Task requirements - Leave out any pictures and transcribe all other data below exactly.

Data provided -
## Start
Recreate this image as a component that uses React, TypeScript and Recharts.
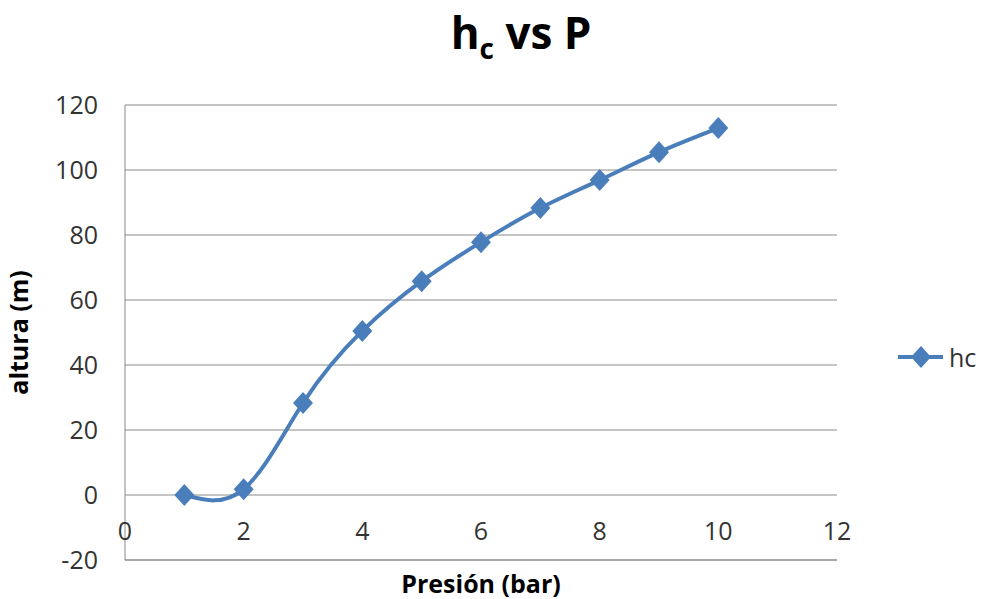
import React from 'react';
import { LineChart, Line, XAxis, YAxis, CartesianGrid } from 'recharts';

const presion = [1, 2, 3, 4, 5, 6, 7, 8, 9, 10];
const altura = [0, 1.8, 28.3, 50.5, 65.8, 77.8, 88.3, 96.9, 105.5, 112.9];
const xTicks = [0, 2, 4, 6, 8, 10, 12];
const yTicks = [-20, 0, 20, 40, 60, 80, 100, 120];

const data = presion.map((p, i) => ({ presion: p, hc: altura[i] }));

const BLUE = '#4a7ebb';
const GRID = '#8a8a8a';
const FONT = '"Open Sans", Lato, sans-serif';

const Diamond = (props: any) => {
    const { cx, cy } = props;
    if (cx == null || cy == null) return null;
    return <polygon points={`${cx},${cy - 11} ${cx + 10},${cy} ${cx},${cy + 11} ${cx - 10},${cy}`} fill={BLUE} />;
};

// x labels sit just under the y=0 line, like Excel does
const XTick = (props: any) => {
    const { x, y, payload } = props;
    return (
        <text x={x} y={y - 30} textAnchor="middle" dominantBaseline="central" fontSize={25} fill="#333" fontFamily={FONT}>
            {payload.value}
        </text>
    );
};

export default function App() {
    return (
        <div style={{ position: 'absolute', left: 0, top: 0, width: 999, height: 599, background: '#fff' }}>
            <div style={{ position: 'absolute', top: 3, left: 420, width: 202, textAlign: 'center', fontFamily: FONT, fontWeight: 700, fontSize: 44, lineHeight: '58px', color: '#000' }}>
                h<sub style={{ fontSize: 28, verticalAlign: -10 }}>c</sub> vs P
            </div>
            <svg width={104} height={40} style={{ position: 'absolute', left: 893, top: 337 }}>
                <line x1={5} y1={20} x2={50} y2={20} stroke={BLUE} strokeWidth={4} />
                <polygon points="28,9 38,20 28,31 18,20" fill={BLUE} />
                <text x={56} y={20} dominantBaseline="central" fontSize={25} fill="#333" fontFamily={FONT}>hc</text>
            </svg>
            <LineChart width={999} height={599} data={data} margin={{ top: 105, right: 162, bottom: 0, left: 0 }}>
                <CartesianGrid vertical={false} stroke={GRID} />
                <XAxis
                    dataKey="presion"
                    type="number"
                    domain={[0, 12]}
                    ticks={xTicks}
                    stroke={GRID}
                    tickLine={false}
                    tickSize={0}
                    tickMargin={0}
                    tick={<XTick />}
                    height={39}
                    label={{ value: 'Presión (bar)', position: 'insideBottom', offset: 6, fontSize: 25, fontWeight: 700, fill: '#000', fontFamily: FONT }}
                />
                <YAxis
                    type="number"
                    domain={[-20, 120]}
                    ticks={yTicks}
                    width={125}
                    stroke={GRID}
                    tickLine={false}
                    tickSize={0}
                    tickMargin={27}
                    tick={{ fontSize: 25, fill: '#333', fontFamily: FONT }}
                    label={{ value: 'altura (m)', angle: -90, position: 'insideLeft', offset: 19, fontSize: 25, fontWeight: 700, fill: '#000', fontFamily: FONT, style: { textAnchor: 'middle' } }}
                />
                <Line
                    type="natural"
                    dataKey="hc"
                    stroke={BLUE}
                    strokeWidth={4}
                    dot={<Diamond />}
                    activeDot={false}
                    isAnimationActive={false}
                />
            </LineChart>
        </div>
    );
}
## End
Answer to the task -
Recreate this image as a component that uses React, TypeScript and Recharts.
import React from 'react';
import { LineChart, Line, XAxis, YAxis, CartesianGrid } from 'recharts';

const presion = [1, 2, 3, 4, 5, 6, 7, 8, 9, 10];
const altura = [0, 1.8, 28.3, 50.5, 65.8, 77.8, 88.3, 96.9, 105.5, 112.9];
const xTicks = [0, 2, 4, 6, 8, 10, 12];
const yTicks = [-20, 0, 20, 40, 60, 80, 100, 120];

const data = presion.map((p, i) => ({ presion: p, hc: altura[i] }));

const BLUE = '#4a7ebb';
const GRID = '#8a8a8a';
const FONT = '"Open Sans", Lato, sans-serif';

const Diamond = (props: any) => {
    const { cx, cy } = props;
    if (cx == null || cy == null) return null;
    return <polygon points={`${cx},${cy - 11} ${cx + 10},${cy} ${cx},${cy + 11} ${cx - 10},${cy}`} fill={BLUE} />;
};

// x labels sit just under the y=0 line, like Excel does
const XTick = (props: any) => {
    const { x, y, payload } = props;
    return (
        <text x={x} y={y - 30} textAnchor="middle" dominantBaseline="central" fontSize={25} fill="#333" fontFamily={FONT}>
            {payload.value}
        </text>
    );
};

export default function App() {
    return (
        <div style={{ position: 'absolute', left: 0, top: 0, width: 999, height: 599, background: '#fff' }}>
            <div style={{ position: 'absolute', top: 3, left: 420, width: 202, textAlign: 'center', fontFamily: FONT, fontWeight: 700, fontSize: 44, lineHeight: '58px', color: '#000' }}>
                h<sub style={{ fontSize: 28, verticalAlign: -10 }}>c</sub> vs P
            </div>
            <svg width={104} height={40} style={{ position: 'absolute', left: 893, top: 337 }}>
                <line x1={5} y1={20} x2={50} y2={20} stroke={BLUE} strokeWidth={4} />
                <polygon points="28,9 38,20 28,31 18,20" fill={BLUE} />
                <text x={56} y={20} dominantBaseline="central" fontSize={25} fill="#333" fontFamily={FONT}>hc</text>
            </svg>
            <LineChart width={999} height={599} data={data} margin={{ top: 105, right: 162, bottom: 0, left: 0 }}>
                <CartesianGrid vertical={false} stroke={GRID} />
                <XAxis
                    dataKey="presion"
                    type="number"
                    domain={[0, 12]}
                    ticks={xTicks}
                    stroke={GRID}
                    tickLine={false}
                    tickSize={0}
                    tickMargin={0}
                    tick={<XTick />}
                    height={39}
                    label={{ value: 'Presión (bar)', position: 'insideBottom', offset: 6, fontSize: 25, fontWeight: 700, fill: '#000', fontFamily: FONT }}
                />
                <YAxis
                    type="number"
                    domain={[-20, 120]}
                    ticks={yTicks}
                    width={125}
                    stroke={GRID}
                    tickLine={false}
                    tickSize={0}
                    tickMargin={27}
                    tick={{ fontSize: 25, fill: '#333', fontFamily: FONT }}
                    label={{ value: 'altura (m)', angle: -90, position: 'insideLeft', offset: 19, fontSize: 25, fontWeight: 700, fill: '#000', fontFamily: FONT, style: { textAnchor: 'middle' } }}
                />
                <Line
                    type="natural"
                    dataKey="hc"
                    stroke={BLUE}
                    strokeWidth={4}
                    dot={<Diamond />}
                    activeDot={false}
                    isAnimationActive={false}
                />
            </LineChart>
        </div>
    );
}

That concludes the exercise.